Falls was my first sleepaway festival, but I found myself feeling pretty prepared for what I was heading into. That’s the thing about living in the new age, even if you’ve never seen the Eiffel Tower or gone scuba diving with sharks, you can pretty much imagine what it’d be like. You can’t remember seeing an image of the Eiffel Tower for the first time. You’ve seen it next to a car, a bike, a vendor, a tree, a person; you know roughly how tall it will be. You’ve seen it in the day, with the sun shining through its tip. You’ve seen it in the dark, with it’s lights glowing against the Parisian skyline. You’ve seen in through every filter on Instagram. Seeing the Eiffel Tower is extraordinary, but not that extraordinary any more. That’s the kind of thinking I had, going to Falls.

Turns out, I wasn’t wrong. But I wasn’t quite right either. See, I was pretty spot on about what the campsite would be like, what the stage would be like, what the food would be like. I was pretty much in the right ballpark when it came to the fashion and the company (except for that one guy who wore a g-string in the moshpit, he was a whole other kind of surprising). But I’ll tell you what I didn’t see coming. I wasn’t prepared for that feeling.   

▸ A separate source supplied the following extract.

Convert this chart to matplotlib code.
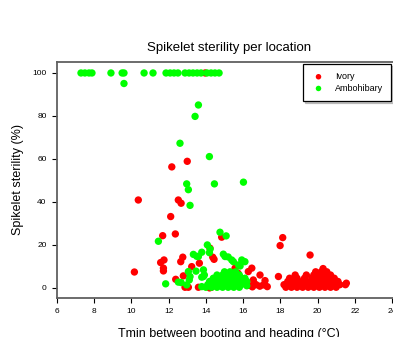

I’m standing in the mosh and suddenly it makes complete sense why they call it a pit. There are armpits near my face and unexpected pits in the ground and a pit in my stomach as the band I love walks on stage. But that’s not the feeling I’m talking about. The feeling, that feeling which made me exhale in reverence, went a little something like this. A few boppy songs in, the band (The Wombats) tells us they’re playing one of those ‘lighters in the air’ kind of songs. There is some mumbling around me as the boys tune their instruments and start playing an unfamiliar prelude. I can feel everyone, including myself, listening intensely, waiting. And then this one chord strikes. And it’s as though that one chord pummels straight into us as we let out this collective gasp. That gasp, that’s my favourite part of going to music festivals. It damn well gets me every time. It’s this united gasp of recognition you share with thousands of your closest strangers. “This song!” we say, “I LOVE THIS SONG”. And then we are singing together. That temporary togetherness? I live for that.